An issue that’s always faced when working on anything machine learning (ML) is model selection. One of our favourites is Random Forest for a number of reasons; they tend to have very good accuracy, they’re exceptional at handling imbalanced datasets, and it’s easy to extract the features of the data that are most important to the outcome of the model. This last point is often one of our clients’ key interests. It’s one thing to predict business outcomes, but if the client wants to influence them at all they need to know what factors are at play and how big their influence is. Feature importance is your friend…
It’s never that easy
This last point is not as clear cut as it may seem however. The feature importance produced by Random Forests (and similar techniques like XGBoost) isn’t the features that directly correlate to the accuracy of the model against our test set, but rather those that are important for the trees that have been built. The technicalities of this are explained here so I won’t repeat it.
There’s a module for that!
Fortunately for us, there are ways around this. The ELI5 permutation importance implementation is our weapon of choice. This takes a much more direct path of determining which features are important against a specific test set by systematically removing them (or more accurately, replacing them with random noise) and measuring how this affects the model’s performance. It works with both classification and regression models.

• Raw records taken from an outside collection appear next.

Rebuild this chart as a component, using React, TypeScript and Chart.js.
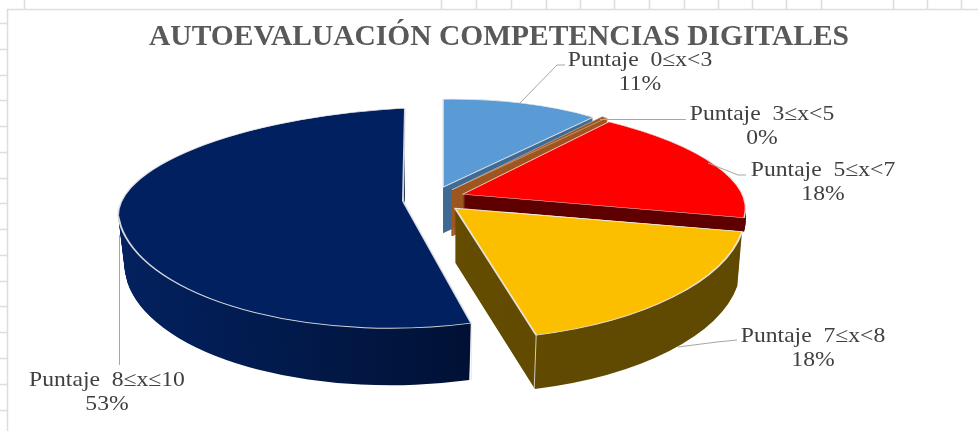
import React, { useEffect, useRef } from "react";
import { Chart, registerables } from "chart.js";

Chart.register(...registerables);

const chartTitle = "AUTOEVALUACIÓN COMPETENCIAS DIGITALES";
const categories = ["Puntaje  0≤x<3", "Puntaje  3≤x<5", "Puntaje  5≤x<7", "Puntaje  7≤x<8", "Puntaje  8≤x≤10"];
const shareValues = [11, 0.4, 18, 18, 53];
const shareLabels = ["11%", "0%", "18%", "18%", "53%"];
const faceColors = ["#5B9BD5", "#A0561F", "#FF0000", "#FCBF00", "#002060"];
const wallStops = [
  ["#3E6A94", "#3E6A94"],
  ["#A0561F", "#A0561F"],
  ["#5E0000", "#5E0000"],
  ["#715500", "#604900"],
  ["#03215E", "#000F30"],
];
const gridTopTicks = [24, 441, 476, 511, 546, 580, 614, 649, 684, 718, 752, 786, 821, 893, 927, 961];
const gridLeftTicks = [23, 49, 75, 100, 126, 152, 178, 203, 229, 255, 281, 306, 332, 358, 384, 410];

// The chart area is centred under the title; the pie sits left of it.
const pieShiftX = -62;

// Oblique projection of each slice: explosion from the pie centre, extrusion depth and taper,
// and the matrix (a b shared, c d for the far and near half of the disc).
const projections = [
  { tx: 6, ty: -8, depth: 46, taper: 0, rim: 2, a: 0.829, b: -0.011, cU: 0, dU: 0.309, cL: 0, dL: 0.309 },
  { tx: 15, ty: -5.5, depth: 46, taper: 0, rim: 0.8, a: 0.829, b: -0.028, cU: 0, dU: 0.309, cL: 0, dL: 0.309 },
  { tx: 26, ty: -1, depth: 14, taper: 0, rim: 1.6, a: 0.9766, b: -0.0055, cU: 0.169, dU: 0.331, cL: 0.169, dL: 0.331 },
  { tx: 18, ty: 13, depth: 54, taper: 0.0003, rim: 2, a: 1.015, b: -0.0416, cU: 0.1096, dU: 0.4595, cL: 0.1096, dL: 0.4595 },
  { tx: -34, ty: 6, depth: 57, taper: 0.00043, rim: 2, a: 1, b: -0.049, cU: -0.007, dU: 0.326, cL: 0.066, dL: 0.443 },
];
const drawOrder = [0, 1, 4, 2, 3];

const labelFontSize = 21;
const labelStretch = 1.125;
const labelLayout = [
  { cx: 640, y: 60, leader: [[520, 103], [557, 65], [565, 65]] },
  { cx: 762, y: 114, leader: [[600, 119.5], [686, 119.5]] },
  { cx: 823, y: 170, leader: [[708, 163], [738, 175], [746, 175]] },
  { cx: 813, y: 336, leader: [[678, 347], [717, 342], [737, 340]] },
  { cx: 107, y: 380, leader: [[119.5, 235], [119.5, 365]] },
];

function plainArcOptions(fill: any, borderColor: any, borderWidth: number) {
  return {
    backgroundColor: fill,
    borderColor,
    borderWidth,
    borderAlign: "center",
    borderJoinStyle: "round",
    borderDash: [],
    borderDashOffset: 0,
    borderRadius: 0,
    circular: true,
    offset: 0,
    spacing: 0,
  };
}

function drawProjected(ctx: CanvasRenderingContext2D, arc: any, p: any, drop: number, options: any) {
  const saved = arc.options;
  arc.options = options;
  const k = 1 - p.taper * drop;
  const halves = p.cU === p.cL && p.dU === p.dL
    ? [{ c: p.cU, d: p.dU, clip: 0 }]
    : [{ c: p.cU, d: p.dU, clip: -1 }, { c: p.cL, d: p.dL, clip: 1 }];
  for (const h of halves) {
    ctx.save();
    ctx.translate(arc.x + pieShiftX + p.tx, arc.y + p.ty + drop);
    ctx.transform(p.a * k, p.b, h.c * k, h.d, 0, 0);
    ctx.translate(-arc.x, -arc.y);
    if (h.clip !== 0) {
      ctx.beginPath();
      if (h.clip < 0) ctx.rect(arc.x - 500, arc.y - 500, 1000, 500.8);
      else ctx.rect(arc.x - 500, arc.y, 1000, 500);
      ctx.clip();
    }
    arc.draw(ctx);
    ctx.restore();
  }
  arc.options = saved;
}

const pie3dPlugin = {
  id: "pie3d",
  beforeDraw(chart: any) {
    const { ctx, width, height } = chart;
    ctx.save();
    ctx.fillStyle = "#FFFFFF";
    ctx.fillRect(0, 0, width, height);
    ctx.strokeStyle = "#DEDEDE";
    ctx.lineWidth = 1.6;
    ctx.beginPath();
    ctx.moveTo(7.5, height);
    ctx.lineTo(7.5, 9.5);
    ctx.lineTo(width, 9.5);
    for (const x of gridTopTicks) {
      ctx.moveTo(x + 0.5, 0);
      ctx.lineTo(x + 0.5, 9);
    }
    for (const y of gridLeftTicks) {
      ctx.moveTo(0, y + 0.5);
      ctx.lineTo(7, y + 0.5);
    }
    ctx.stroke();
    ctx.restore();
  },
  beforeDatasetDraw(chart: any) {
    const ctx: CanvasRenderingContext2D = chart.ctx;
    const arcs = chart.getDatasetMeta(0).data;
    for (const i of drawOrder) {
      const arc = arcs[i];
      const p = projections[i];
      const r = arc.outerRadius;
      const grad = ctx.createLinearGradient(arc.x - r, 0, arc.x + r * 0.3, 0);
      grad.addColorStop(0, wallStops[i][0]);
      grad.addColorStop(1, wallStops[i][1]);
      // the hairline slice needs a stroke so its extrusion stays solid
      const wall = i === 1 ? plainArcOptions(grad, wallStops[i][0], 2.5) : plainArcOptions(grad, "transparent", 0);
      for (let d = p.depth; d >= 1; d--) drawProjected(ctx, arc, p, d, wall);
      if (i === 3 || i === 4) {
        const angle = i === 3 ? arc.endAngle : arc.startAngle;
        const mx = Math.cos(angle) * r;
        const my = Math.sin(angle) * r;
        const c = my < 0 ? p.cU : p.cL;
        const dd = my < 0 ? p.dU : p.dL;
        const tipX = arc.x + pieShiftX + p.tx + p.a * mx + c * my;
        const tipY = arc.y + p.ty + p.b * mx + dd * my;
        ctx.save();
        ctx.strokeStyle = "rgba(225,225,225,0.85)";
        ctx.lineWidth = 1;
        ctx.beginPath();
        ctx.moveTo(tipX, tipY);
        ctx.lineTo(tipX - (i === 3 ? 2 : 0), tipY + p.depth);
        ctx.stroke();
        ctx.restore();
      }
      drawProjected(ctx, arc, p, 0, plainArcOptions(faceColors[i], "rgba(235,235,235,0.9)", p.rim));
    }
    return false;
  },
  afterDatasetsDraw(chart: any) {
    const ctx: CanvasRenderingContext2D = chart.ctx;
    ctx.save();
    ctx.strokeStyle = "#A6A6A6";
    ctx.lineWidth = 1;
    for (const l of labelLayout) {
      ctx.beginPath();
      l.leader.forEach(([x, y], k) => (k ? ctx.lineTo(x, y) : ctx.moveTo(x, y)));
      ctx.stroke();
    }
    ctx.fillStyle = "#404040";
    ctx.font = `${labelFontSize}px "Liberation Serif"`;
    ctx.textAlign = "center";
    ctx.textBaseline = "middle";
    labelLayout.forEach((l, i) => {
      ctx.save();
      ctx.translate(l.cx, l.y);
      ctx.scale(labelStretch, 1);
      ctx.fillText(categories[i], 0, 0);
      ctx.fillText(shareLabels[i], 0, 24);
      ctx.restore();
    });
    ctx.restore();
  },
};

export default function App() {
  const ref = useRef<HTMLCanvasElement>(null);
  useEffect(() => {
    const chart = new Chart(ref.current!, {
      type: "pie",
      data: {
        labels: categories,
        datasets: [{ data: shareValues, backgroundColor: faceColors, borderWidth: 0 }],
      },
      options: {
        responsive: false,
        animation: false,
        radius: 285,
        layout: { padding: { left: 20, right: 0, top: 0, bottom: 96 } },
        plugins: {
          legend: { display: false },
          tooltip: { enabled: false },
          title: {
            display: true,
            text: chartTitle,
            color: "#595959",
            font: { family: '"Liberation Serif"', size: 29.5, weight: "bold" },
            padding: { top: 20, bottom: 0 },
          },
        },
      } as any,
      plugins: [pie3dPlugin as any],
    });
    return () => chart.destroy();
  }, []);
  return (
    <div style={{ position: "fixed", left: 0, top: 0, width: 978, height: 431 }}>
      <canvas ref={ref} width={978} height={431} style={{ display: "block" }} />
    </div>
  );
}
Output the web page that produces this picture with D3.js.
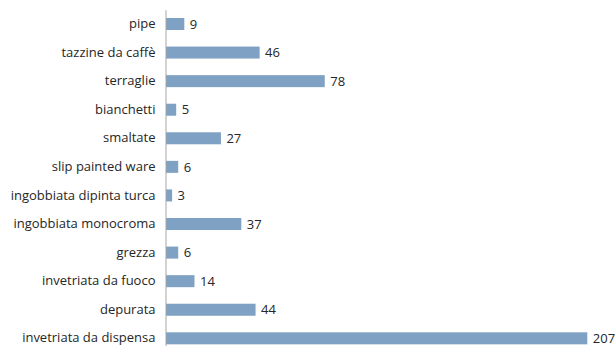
<!DOCTYPE html>
<html><head><meta charset="utf-8">
<script src="https://cdn.jsdelivr.net/npm/d3@7"></script>
<style>body{margin:0;background:#fff}svg{display:block}</style>
</head><body>
<svg id="c" width="616" height="346"></svg>
<script>
const categories = ["pipe","tazzine da caffè","terraglie","bianchetti","smaltate","slip painted ware","ingobbiata dipinta turca","ingobbiata monocroma","grezza","invetriata da fuoco","depurata ","invetriata da dispensa"];
const values = [9,46,78,5,27,6,3,37,6,14,44,207];

const svg = d3.select("#c");
const font = "'Open Sans', 'Liberation Sans', sans-serif";
const x = d3.scaleLinear().domain([0,207]).range([166,587.3]);
const y = d3.scaleBand().domain(categories).range([9.7,352.6]).paddingInner(0.58).paddingOuter(0.29);

svg.selectAll("rect.bar").data(categories).enter().append("rect")
  .attr("class","bar")
  .attr("x", x(0))
  .attr("y", d=>y(d))
  .attr("width", (d,i)=>x(values[i])-x(0))
  .attr("height", y.bandwidth())
  .attr("fill","#7fa1c3");

const ax = svg.append("g").attr("transform","translate(165.5,0)")
  .call(d3.axisLeft(y).tickSize(0).tickPadding(10));
ax.select(".domain").attr("stroke","#a6a6a6").attr("stroke-width",1);
ax.selectAll("text").attr("font-family",font).attr("font-size","13px").attr("fill","#262626");

svg.selectAll("text.val").data(categories).enter().append("text")
  .attr("class","val")
  .attr("x",(d,i)=>x(values[i])+5.5)
  .attr("y",d=>y(d)+y.bandwidth()/2)
  .attr("dy","0.36em")
  .attr("font-family",font).attr("font-size","13px").attr("fill","#262626")
  .text((d,i)=>values[i]);
</script>
</body></html>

As is often the case, the best way to compare these methods is with real world data. Below are two feature importance plots produced from a real (but anonymised) binary classifier for a customer project:
The built-in RandomForestClassifier feature importance
The improved ELI5 permutation importance
They both agree on the most important feature by far, however C has dropped off almost entirely and D has surpassed both B and C to take the second place spot. When a client is making long term business plans this could have a significant impact! Also note that all features further down the hierarchy drop off to effective insignificance, further reinforcing the importance of the top three features.
Another point worth noting is that there are often multiple feature importance measures built into ML models, and these are often not consistent between various models. For example XGBoost offers gain, cover and frequency, all of which are difficult to interpret and equally as difficult to know which is most relevant. With ELI5 however, it’s clear exactly how the importance is ascertained which is critical when we’re explaining abstract and abstruse findings to clients. A ground-breaking insight that cannot be communicated clearly in business terms to non-technical stakeholders isn’t worth anything!
A further distinction with built-in feature importance is that ELI5 uses the features themselves to find their true importance, rather than the workings of the model. The benefits of this are that ELI5 treats the ML models as a ‘black box’. This makes it applicable across any and all models we create, allowing us to have a standard that’s portable between projects.
Worth the cost
While there is a time penalty to pay for running ELI5 – it does have to iterate through the model for every feature after all – it’s more than worthwhile for the value it adds to our projects. Due to the increased confidence we can place on the results of ELI5, and it’s application to a variety of machine learning algorithms, it’s quickly become a standard part of our toolkit.